I watched a BBC documentary on Lang Lang in September, which I found fascinating. He had a troubled childhood. His father took him away from his home and his mother to study with various teachers to fast track him along the path to the superstar international pianist he is today. What struck me was when he was playing in a competition in Germany at the age of 11 or 12, he admitted that he could bring out grief and loss in some of the music he was playing, because he was missing his mother so much. It is so sad to think of him going through that experience, but it enabled him to express the music in a very powerful, heartfelt way. He also learnt at an early age how to channel his own feelings through music.

It is not as if we need to cultivate these sad feelings in order to be able to engage with the music, but we do need an emotional range, and we need to know how to allow those feelings to connect with the music. We all know when someone is playing music with their heart and soul and we know when they aren’t. Music played with emotional disconnect doesn’t really communicate anything to the listener. A listener can be impressed by skill and virtuosity but without the engagement of the performers feelings, it is empty and dead.
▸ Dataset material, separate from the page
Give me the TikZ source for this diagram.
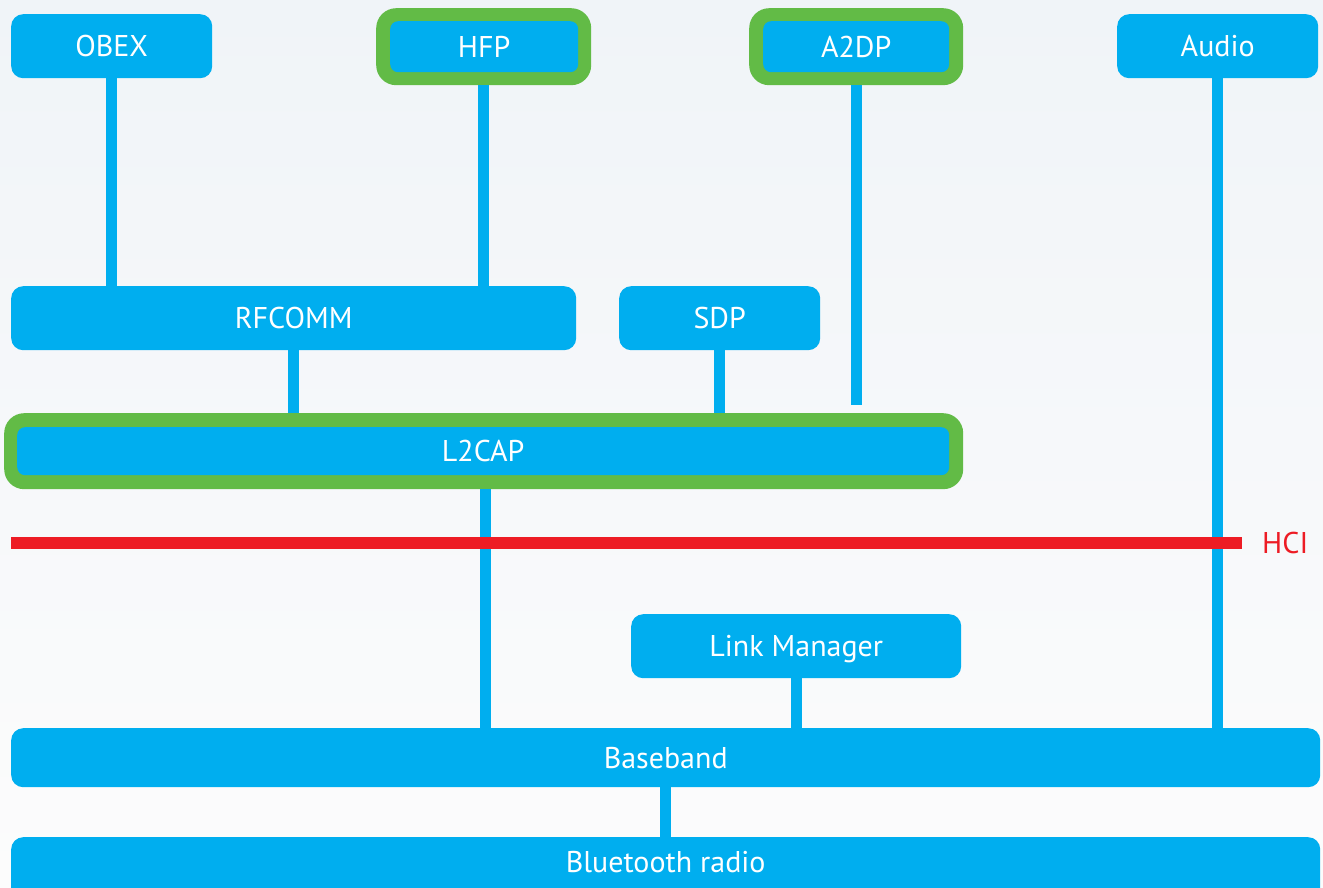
\documentclass[tikz,border=0pt]{standalone}
\usepackage{fontspec}
\setmainfont{PT Sans}
\usetikzlibrary{calc}
\definecolor{bblue}{RGB}{0,174,239}
\definecolor{bgreen}{RGB}{98,187,70}
\definecolor{hcired}{RGB}{237,28,36}
\definecolor{bgtop}{RGB}{240,244,248}
\definecolor{bgbot}{RGB}{252,252,252}
\tikzset{
  box/.style={fill=bblue, draw=none, rounded corners=12pt, anchor=north west,
    inner sep=0pt, text=white, font=\fontsize{30}{35}\selectfont,
    text height=21pt, text depth=0pt},
  inbox/.style={fill=bblue, draw=none, rounded corners=8pt, anchor=north west,
    inner sep=0pt, text=white, font=\fontsize{30}{35}\selectfont,
    text height=21pt, text depth=0pt},
  frame/.style={fill=bgreen, draw=none, rounded corners=20pt, anchor=north west, inner sep=0pt},
  conn/.style={draw=bblue, line width=11pt},
  hci/.style={draw=hcired, line width=12pt}
}
\begin{document}
\begin{tikzpicture}[x=1pt,y=-1pt]
\shade[top color=bgtop, bottom color=bgbot] (0,0) rectangle (1323,888);
\useasboundingbox (0,0) rectangle (1323,888);
% top row
\node[box, minimum width=201pt, minimum height=64pt] (obex) at (11,14) {OBEX};
\node[frame, minimum width=215pt, minimum height=77pt] (hfpo) at (376,8) {};
\node[inbox, minimum width=188pt, minimum height=51pt] (hfp) at (390,21) {HFP};
\node[frame, minimum width=214pt, minimum height=77pt] (a2dpo) at (749,8) {};
\node[inbox, minimum width=186pt, minimum height=51pt] (a2dp) at (763,21) {A2DP};
\node[box, minimum width=201pt, minimum height=64pt] (audio) at (1117,14) {Audio};
% middle
\node[box, minimum width=565pt, minimum height=64pt] (rfcomm) at (11,286) {RFCOMM};
\node[box, minimum width=201pt, minimum height=64pt] (sdp) at (619,286) {SDP};
\node[frame, minimum width=959pt, minimum height=76pt] (l2capo) at (4,413) {};
\node[inbox, minimum width=932pt, minimum height=48pt] (l2cap) at (17,427) {L2CAP};
% lower
\node[box, minimum width=330pt, minimum height=64pt] (lm) at (631,614) {Link Manager};
\node[box, minimum width=1309pt, minimum height=59pt] (baseband) at (11,728) {Baseband};
\node[box, minimum width=1309pt, minimum height=64pt, text depth=14pt] (radio) at (11,837) {Bluetooth radio};
\coordinate (a2dpend) at (856,405);
% connectors
\draw[conn] (obex.south) -- (obex.south |- rfcomm.north);
\draw[conn] (hfpo.south) -- (hfpo.south |- rfcomm.north);
\draw[conn] (a2dpo.south) -- (a2dpo.south |- a2dpend);
\draw[conn] (audio.south) -- (audio.south |- baseband.north);
\draw[conn] (rfcomm.south) -- (rfcomm.south |- l2capo.north);
\draw[conn] (sdp.south) -- (sdp.south |- l2capo.north);
\draw[conn] ($(l2capo.south)+(1.5,0)$) -- ($(l2capo.south |- baseband.north)+(1.5,0)$);
\draw[conn] (lm.south) -- (lm.south |- baseband.north);
\draw[conn] (baseband.south) -- (baseband.south |- radio.north);
% HCI
\coordinate (hcistart) at (11,543);
\node[anchor=west, inner sep=0pt, text=hcired, font=\fontsize{30}{35}\selectfont,
  text height=21pt, text depth=0pt] (hcilabel) at (1262,543) {HCI};
\draw[hci] (hcistart) -- ($(hcilabel.west)+(-20,0)$);
\end{tikzpicture}
\end{document}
Royal Albert Hall with a full audience

Listening in music performance

Listening is another aspect of engaging with music. Listening is vital for a musician. We have to listen intently with great focus to the melodies, harmonies, the line of the music – everything, and all the time. Switching our ear off can have a disastrous effect on the music. Listening is a skill that we can cultivate and we haven’t all cultivated it! Think about it in normal everyday life. Have you ever been really listened to by another person? And have you ever given your full focus and listening ear to somebody else? It is easy to listen only in part with our attention wandering. How often have we just caught a minute part of what someone is saying in conversation and then concoct what we want to say in response, whilst they are still talking? This actually means we are giving a minimal amount of listening to that person. But when we are really listened to, we know it. It is incredible. We feel someone is there for us, we feel valued and cared for. When we do that for someone else, they will feel the same. A connection is built and there is real, true communication.

I feel that this is exactly the same with music. If we are the performer, we owe it to the listener and ourselves to listen fully and with our total attention. And of course, there is nothing better an audience member can give a performer, than his or her full listening presence. We can feel it on the stage and it is magical.

And then there is being present. That is simply a case of ‘being there’ in that moment, whatever happens in the performance. Our presence, along with our emotions and our listening, is vital for our expression.

We need all this to engage fully in the music. It might be scary, and feel rather vulnerable, but this is what I feel it is all about. And when we have the courage to do these things, it has an incredible impact on the performance we give and of course on the people listening.